• _Task to carry out_
Without copying any pictures, restate exactly the lines from the start of the records through the line containing "LEGEND_FS = 15.2".

#### Material provided

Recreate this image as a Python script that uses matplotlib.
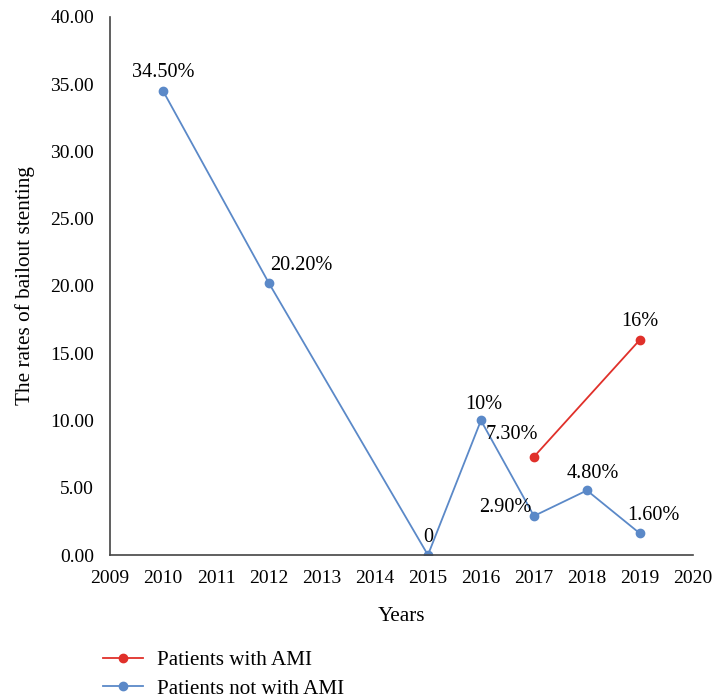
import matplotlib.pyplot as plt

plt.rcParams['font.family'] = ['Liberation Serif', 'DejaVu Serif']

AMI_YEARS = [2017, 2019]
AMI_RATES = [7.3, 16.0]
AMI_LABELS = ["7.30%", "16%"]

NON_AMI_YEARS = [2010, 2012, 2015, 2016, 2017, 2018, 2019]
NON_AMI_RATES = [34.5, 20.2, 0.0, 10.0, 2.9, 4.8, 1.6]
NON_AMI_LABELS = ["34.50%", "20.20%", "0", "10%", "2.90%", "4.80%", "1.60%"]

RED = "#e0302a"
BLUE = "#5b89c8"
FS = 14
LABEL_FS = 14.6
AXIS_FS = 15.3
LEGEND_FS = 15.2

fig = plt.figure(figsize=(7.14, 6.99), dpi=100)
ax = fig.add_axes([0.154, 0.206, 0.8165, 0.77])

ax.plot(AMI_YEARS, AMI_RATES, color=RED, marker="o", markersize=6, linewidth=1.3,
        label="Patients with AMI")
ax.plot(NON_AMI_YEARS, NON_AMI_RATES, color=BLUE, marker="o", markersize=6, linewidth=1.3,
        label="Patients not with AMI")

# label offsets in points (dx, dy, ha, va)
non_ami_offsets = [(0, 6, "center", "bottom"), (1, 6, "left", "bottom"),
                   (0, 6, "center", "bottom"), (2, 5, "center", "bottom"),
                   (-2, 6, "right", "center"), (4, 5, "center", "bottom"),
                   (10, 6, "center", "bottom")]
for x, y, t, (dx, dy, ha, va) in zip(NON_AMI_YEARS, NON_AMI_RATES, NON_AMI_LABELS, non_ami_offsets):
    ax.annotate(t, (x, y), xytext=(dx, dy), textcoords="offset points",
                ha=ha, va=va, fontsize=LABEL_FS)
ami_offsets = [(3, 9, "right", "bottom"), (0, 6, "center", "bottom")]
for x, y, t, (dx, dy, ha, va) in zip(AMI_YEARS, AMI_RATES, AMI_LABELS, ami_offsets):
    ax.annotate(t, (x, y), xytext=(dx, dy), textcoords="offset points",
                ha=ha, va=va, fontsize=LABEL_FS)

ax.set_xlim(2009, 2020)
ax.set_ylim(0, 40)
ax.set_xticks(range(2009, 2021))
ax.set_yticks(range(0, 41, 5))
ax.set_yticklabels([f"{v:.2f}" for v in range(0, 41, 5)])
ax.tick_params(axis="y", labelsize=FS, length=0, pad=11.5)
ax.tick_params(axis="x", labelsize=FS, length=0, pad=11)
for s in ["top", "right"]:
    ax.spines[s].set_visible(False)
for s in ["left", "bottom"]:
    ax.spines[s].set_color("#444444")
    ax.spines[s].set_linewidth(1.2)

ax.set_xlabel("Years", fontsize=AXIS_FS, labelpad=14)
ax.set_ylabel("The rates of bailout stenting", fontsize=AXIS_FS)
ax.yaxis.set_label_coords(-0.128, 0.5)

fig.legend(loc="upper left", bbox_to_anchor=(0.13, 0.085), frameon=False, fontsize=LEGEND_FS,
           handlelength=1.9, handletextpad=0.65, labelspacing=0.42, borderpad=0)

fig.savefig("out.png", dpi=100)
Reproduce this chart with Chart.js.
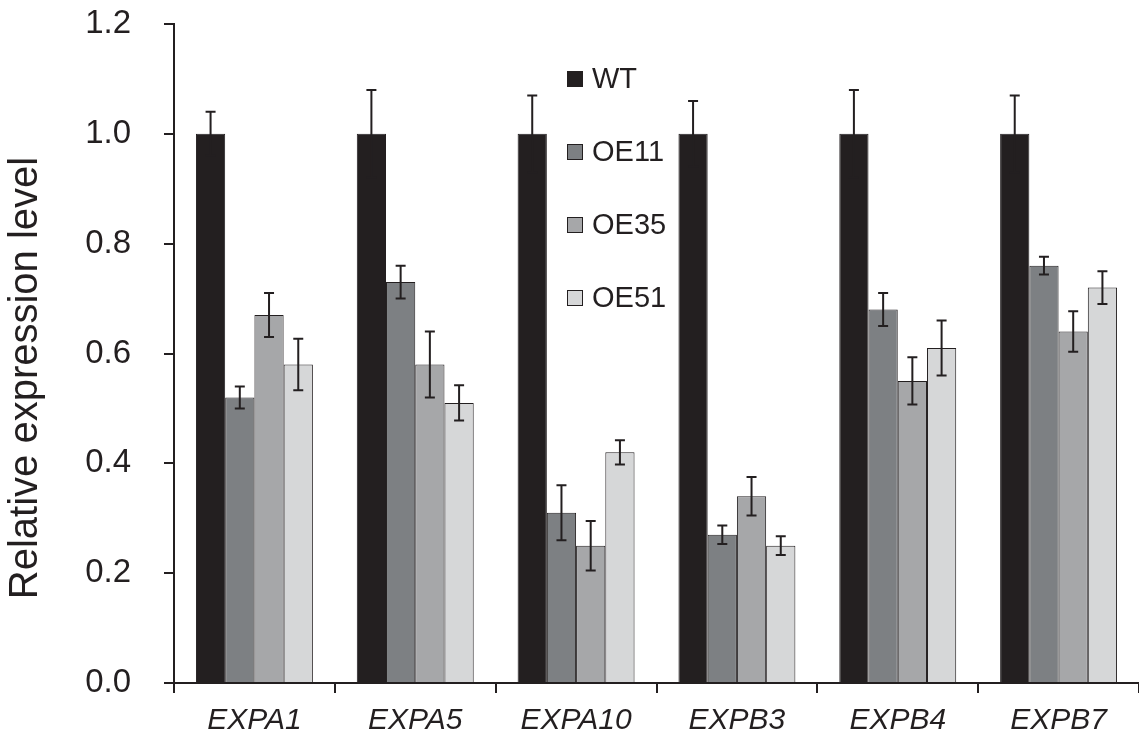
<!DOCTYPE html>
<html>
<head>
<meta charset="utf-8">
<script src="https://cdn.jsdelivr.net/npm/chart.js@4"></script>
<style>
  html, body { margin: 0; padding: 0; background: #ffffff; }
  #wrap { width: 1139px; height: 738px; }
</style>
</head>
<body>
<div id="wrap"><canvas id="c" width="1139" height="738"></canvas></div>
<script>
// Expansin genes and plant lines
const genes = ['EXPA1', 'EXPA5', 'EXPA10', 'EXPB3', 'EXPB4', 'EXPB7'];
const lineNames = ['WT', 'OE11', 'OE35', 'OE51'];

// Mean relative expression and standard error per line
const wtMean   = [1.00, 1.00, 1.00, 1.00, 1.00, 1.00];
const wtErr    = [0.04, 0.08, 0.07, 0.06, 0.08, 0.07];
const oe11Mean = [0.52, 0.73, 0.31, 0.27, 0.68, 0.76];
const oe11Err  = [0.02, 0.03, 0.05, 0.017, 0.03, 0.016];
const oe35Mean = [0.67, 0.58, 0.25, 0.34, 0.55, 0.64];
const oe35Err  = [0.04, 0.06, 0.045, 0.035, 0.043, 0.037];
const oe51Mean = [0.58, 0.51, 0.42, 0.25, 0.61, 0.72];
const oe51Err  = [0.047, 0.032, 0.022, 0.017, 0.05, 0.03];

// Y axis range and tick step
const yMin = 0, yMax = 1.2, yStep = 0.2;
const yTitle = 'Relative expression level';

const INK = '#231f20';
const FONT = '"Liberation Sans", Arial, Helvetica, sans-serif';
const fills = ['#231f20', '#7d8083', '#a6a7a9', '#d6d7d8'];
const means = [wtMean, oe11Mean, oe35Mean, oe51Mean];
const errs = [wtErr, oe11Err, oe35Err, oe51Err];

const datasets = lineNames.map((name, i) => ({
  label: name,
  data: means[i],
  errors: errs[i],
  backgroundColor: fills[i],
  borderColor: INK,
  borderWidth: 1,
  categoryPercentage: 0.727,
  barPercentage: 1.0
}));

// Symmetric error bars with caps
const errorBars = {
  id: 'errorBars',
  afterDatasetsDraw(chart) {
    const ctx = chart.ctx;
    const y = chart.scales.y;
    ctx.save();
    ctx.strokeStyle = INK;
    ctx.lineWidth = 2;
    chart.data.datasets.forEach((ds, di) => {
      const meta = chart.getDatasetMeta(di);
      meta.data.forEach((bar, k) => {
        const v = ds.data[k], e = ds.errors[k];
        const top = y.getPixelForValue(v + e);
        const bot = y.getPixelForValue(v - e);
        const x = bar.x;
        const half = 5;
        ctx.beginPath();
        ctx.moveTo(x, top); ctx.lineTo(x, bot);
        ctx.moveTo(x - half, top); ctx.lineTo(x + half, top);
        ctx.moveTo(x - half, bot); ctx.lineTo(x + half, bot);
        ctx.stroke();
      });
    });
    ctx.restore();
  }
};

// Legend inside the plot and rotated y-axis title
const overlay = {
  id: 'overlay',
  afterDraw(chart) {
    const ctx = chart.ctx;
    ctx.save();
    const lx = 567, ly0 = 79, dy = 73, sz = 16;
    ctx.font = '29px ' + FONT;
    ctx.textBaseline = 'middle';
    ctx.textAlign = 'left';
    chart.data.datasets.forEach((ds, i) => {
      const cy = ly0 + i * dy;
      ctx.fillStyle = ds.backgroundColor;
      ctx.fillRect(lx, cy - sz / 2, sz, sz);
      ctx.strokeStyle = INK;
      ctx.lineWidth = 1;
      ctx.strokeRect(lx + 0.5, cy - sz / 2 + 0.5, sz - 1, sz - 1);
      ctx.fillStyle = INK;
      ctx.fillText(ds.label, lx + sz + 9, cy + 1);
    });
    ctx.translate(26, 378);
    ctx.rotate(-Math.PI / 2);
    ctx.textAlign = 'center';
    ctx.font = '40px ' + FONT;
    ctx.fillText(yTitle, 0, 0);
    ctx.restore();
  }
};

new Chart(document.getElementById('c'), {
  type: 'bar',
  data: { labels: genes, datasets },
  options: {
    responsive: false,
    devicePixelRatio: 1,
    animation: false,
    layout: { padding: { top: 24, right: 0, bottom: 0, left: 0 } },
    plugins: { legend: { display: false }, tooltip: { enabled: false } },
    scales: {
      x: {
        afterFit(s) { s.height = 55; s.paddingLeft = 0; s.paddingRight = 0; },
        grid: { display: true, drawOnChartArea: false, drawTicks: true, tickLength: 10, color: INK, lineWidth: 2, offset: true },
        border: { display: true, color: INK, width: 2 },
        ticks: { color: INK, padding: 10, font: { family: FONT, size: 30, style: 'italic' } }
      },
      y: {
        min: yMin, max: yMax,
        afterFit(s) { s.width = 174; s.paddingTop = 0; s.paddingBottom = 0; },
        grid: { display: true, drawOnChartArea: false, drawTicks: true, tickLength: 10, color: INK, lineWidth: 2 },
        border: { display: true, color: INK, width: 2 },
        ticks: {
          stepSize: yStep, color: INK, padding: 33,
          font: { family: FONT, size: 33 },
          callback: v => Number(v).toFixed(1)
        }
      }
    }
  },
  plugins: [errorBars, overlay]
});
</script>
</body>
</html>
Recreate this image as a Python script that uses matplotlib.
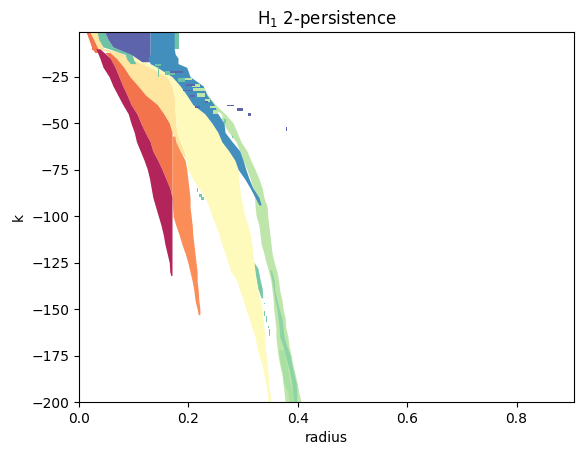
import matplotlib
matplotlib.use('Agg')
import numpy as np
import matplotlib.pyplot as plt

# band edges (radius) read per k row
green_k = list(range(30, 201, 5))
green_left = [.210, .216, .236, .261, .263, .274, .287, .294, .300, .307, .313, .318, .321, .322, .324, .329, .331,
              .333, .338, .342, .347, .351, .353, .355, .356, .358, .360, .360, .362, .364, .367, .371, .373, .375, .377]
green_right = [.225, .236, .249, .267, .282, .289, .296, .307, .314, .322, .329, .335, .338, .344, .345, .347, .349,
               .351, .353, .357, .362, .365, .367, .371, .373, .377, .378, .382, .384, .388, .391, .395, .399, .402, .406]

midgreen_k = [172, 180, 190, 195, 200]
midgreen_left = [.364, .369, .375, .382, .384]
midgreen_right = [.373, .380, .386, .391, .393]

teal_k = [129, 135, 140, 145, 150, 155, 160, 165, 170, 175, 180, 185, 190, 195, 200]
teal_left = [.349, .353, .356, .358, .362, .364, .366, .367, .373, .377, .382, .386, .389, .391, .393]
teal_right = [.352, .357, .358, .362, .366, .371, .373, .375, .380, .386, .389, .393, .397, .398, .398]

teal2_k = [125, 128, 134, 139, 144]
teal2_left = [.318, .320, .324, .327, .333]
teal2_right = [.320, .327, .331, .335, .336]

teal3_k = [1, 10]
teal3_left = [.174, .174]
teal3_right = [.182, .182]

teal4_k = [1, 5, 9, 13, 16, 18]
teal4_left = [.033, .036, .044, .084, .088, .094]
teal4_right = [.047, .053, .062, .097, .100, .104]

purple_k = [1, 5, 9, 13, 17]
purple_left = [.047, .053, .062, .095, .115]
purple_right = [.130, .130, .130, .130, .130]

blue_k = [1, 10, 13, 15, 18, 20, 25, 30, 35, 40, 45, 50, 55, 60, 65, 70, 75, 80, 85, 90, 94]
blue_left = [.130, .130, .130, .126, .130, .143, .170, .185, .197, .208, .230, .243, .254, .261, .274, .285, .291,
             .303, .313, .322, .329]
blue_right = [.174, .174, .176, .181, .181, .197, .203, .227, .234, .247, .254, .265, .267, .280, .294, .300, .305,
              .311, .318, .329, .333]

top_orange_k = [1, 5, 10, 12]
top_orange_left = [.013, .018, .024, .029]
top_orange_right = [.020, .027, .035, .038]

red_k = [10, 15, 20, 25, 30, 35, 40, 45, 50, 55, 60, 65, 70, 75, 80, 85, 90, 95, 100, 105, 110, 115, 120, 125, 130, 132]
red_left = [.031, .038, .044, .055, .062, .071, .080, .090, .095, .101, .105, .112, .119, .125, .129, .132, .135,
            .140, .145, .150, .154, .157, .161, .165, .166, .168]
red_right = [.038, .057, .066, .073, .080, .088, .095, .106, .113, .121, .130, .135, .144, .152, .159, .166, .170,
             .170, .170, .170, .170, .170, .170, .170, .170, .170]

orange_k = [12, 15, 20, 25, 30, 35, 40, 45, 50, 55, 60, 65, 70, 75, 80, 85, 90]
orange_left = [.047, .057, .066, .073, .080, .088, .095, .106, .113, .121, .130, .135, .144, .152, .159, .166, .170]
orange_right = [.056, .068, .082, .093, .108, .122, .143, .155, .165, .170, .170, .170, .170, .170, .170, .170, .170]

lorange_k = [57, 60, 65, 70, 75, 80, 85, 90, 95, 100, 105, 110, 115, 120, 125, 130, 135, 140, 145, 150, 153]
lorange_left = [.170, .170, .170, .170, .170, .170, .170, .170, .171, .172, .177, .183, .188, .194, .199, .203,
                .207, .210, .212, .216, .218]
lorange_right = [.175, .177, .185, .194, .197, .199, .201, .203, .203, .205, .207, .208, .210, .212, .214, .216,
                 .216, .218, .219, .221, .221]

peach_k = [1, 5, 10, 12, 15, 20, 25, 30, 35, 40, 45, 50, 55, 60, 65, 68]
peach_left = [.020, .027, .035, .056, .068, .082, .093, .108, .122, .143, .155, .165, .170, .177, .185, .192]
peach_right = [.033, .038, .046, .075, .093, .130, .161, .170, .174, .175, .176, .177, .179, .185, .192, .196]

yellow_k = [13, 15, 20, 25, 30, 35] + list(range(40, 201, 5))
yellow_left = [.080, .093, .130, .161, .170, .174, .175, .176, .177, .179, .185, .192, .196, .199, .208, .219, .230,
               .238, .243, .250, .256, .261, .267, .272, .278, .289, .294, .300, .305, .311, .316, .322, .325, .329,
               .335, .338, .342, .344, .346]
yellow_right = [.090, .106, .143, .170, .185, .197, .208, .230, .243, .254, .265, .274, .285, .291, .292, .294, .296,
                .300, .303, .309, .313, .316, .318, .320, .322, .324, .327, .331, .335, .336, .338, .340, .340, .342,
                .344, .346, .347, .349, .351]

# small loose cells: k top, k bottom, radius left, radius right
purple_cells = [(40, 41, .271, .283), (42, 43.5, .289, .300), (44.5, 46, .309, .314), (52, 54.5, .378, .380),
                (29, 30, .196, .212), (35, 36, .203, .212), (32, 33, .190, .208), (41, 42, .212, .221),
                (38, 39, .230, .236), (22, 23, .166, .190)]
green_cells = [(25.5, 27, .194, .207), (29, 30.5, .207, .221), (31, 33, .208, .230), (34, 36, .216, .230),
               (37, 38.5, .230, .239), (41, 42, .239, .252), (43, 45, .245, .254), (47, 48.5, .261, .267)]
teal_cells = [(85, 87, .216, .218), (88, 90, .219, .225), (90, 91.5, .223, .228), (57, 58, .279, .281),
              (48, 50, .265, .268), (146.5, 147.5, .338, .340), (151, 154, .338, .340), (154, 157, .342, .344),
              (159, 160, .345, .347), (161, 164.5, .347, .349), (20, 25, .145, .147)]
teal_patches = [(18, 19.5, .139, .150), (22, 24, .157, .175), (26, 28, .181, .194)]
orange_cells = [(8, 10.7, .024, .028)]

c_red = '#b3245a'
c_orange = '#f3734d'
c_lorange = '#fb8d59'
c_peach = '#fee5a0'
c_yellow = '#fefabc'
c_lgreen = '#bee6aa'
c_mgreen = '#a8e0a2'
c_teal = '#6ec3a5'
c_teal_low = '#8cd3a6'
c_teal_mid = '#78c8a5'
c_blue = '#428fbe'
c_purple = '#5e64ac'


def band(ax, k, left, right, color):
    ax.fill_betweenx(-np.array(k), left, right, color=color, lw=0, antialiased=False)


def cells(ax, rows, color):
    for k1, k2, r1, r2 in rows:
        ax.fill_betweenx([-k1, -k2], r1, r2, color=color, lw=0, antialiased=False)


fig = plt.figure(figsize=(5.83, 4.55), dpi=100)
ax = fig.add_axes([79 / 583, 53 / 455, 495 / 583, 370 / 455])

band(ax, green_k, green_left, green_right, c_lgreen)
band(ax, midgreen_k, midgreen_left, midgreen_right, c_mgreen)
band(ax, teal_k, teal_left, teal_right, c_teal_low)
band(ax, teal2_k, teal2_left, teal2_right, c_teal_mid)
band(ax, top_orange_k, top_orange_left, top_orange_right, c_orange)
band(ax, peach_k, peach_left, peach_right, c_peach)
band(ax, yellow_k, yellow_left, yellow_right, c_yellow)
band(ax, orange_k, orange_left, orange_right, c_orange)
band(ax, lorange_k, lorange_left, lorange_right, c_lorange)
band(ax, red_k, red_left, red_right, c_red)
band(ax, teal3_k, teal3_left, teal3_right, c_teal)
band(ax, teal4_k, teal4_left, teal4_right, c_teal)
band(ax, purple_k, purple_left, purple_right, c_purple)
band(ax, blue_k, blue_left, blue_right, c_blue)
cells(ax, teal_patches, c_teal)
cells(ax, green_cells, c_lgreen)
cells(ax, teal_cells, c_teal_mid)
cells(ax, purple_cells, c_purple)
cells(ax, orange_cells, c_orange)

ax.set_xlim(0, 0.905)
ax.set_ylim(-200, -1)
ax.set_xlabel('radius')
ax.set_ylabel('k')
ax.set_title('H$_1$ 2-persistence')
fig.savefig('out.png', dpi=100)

########

• _Task output_
Recreate this image as a Python script that uses matplotlib.
import matplotlib.pyplot as plt

plt.rcParams['font.family'] = ['Liberation Serif', 'DejaVu Serif']

AMI_YEARS = [2017, 2019]
AMI_RATES = [7.3, 16.0]
AMI_LABELS = ["7.30%", "16%"]

NON_AMI_YEARS = [2010, 2012, 2015, 2016, 2017, 2018, 2019]
NON_AMI_RATES = [34.5, 20.2, 0.0, 10.0, 2.9, 4.8, 1.6]
NON_AMI_LABELS = ["34.50%", "20.20%", "0", "10%", "2.90%", "4.80%", "1.60%"]

RED = "#e0302a"
BLUE = "#5b89c8"
FS = 14
LABEL_FS = 14.6
AXIS_FS = 15.3
LEGEND_FS = 15.2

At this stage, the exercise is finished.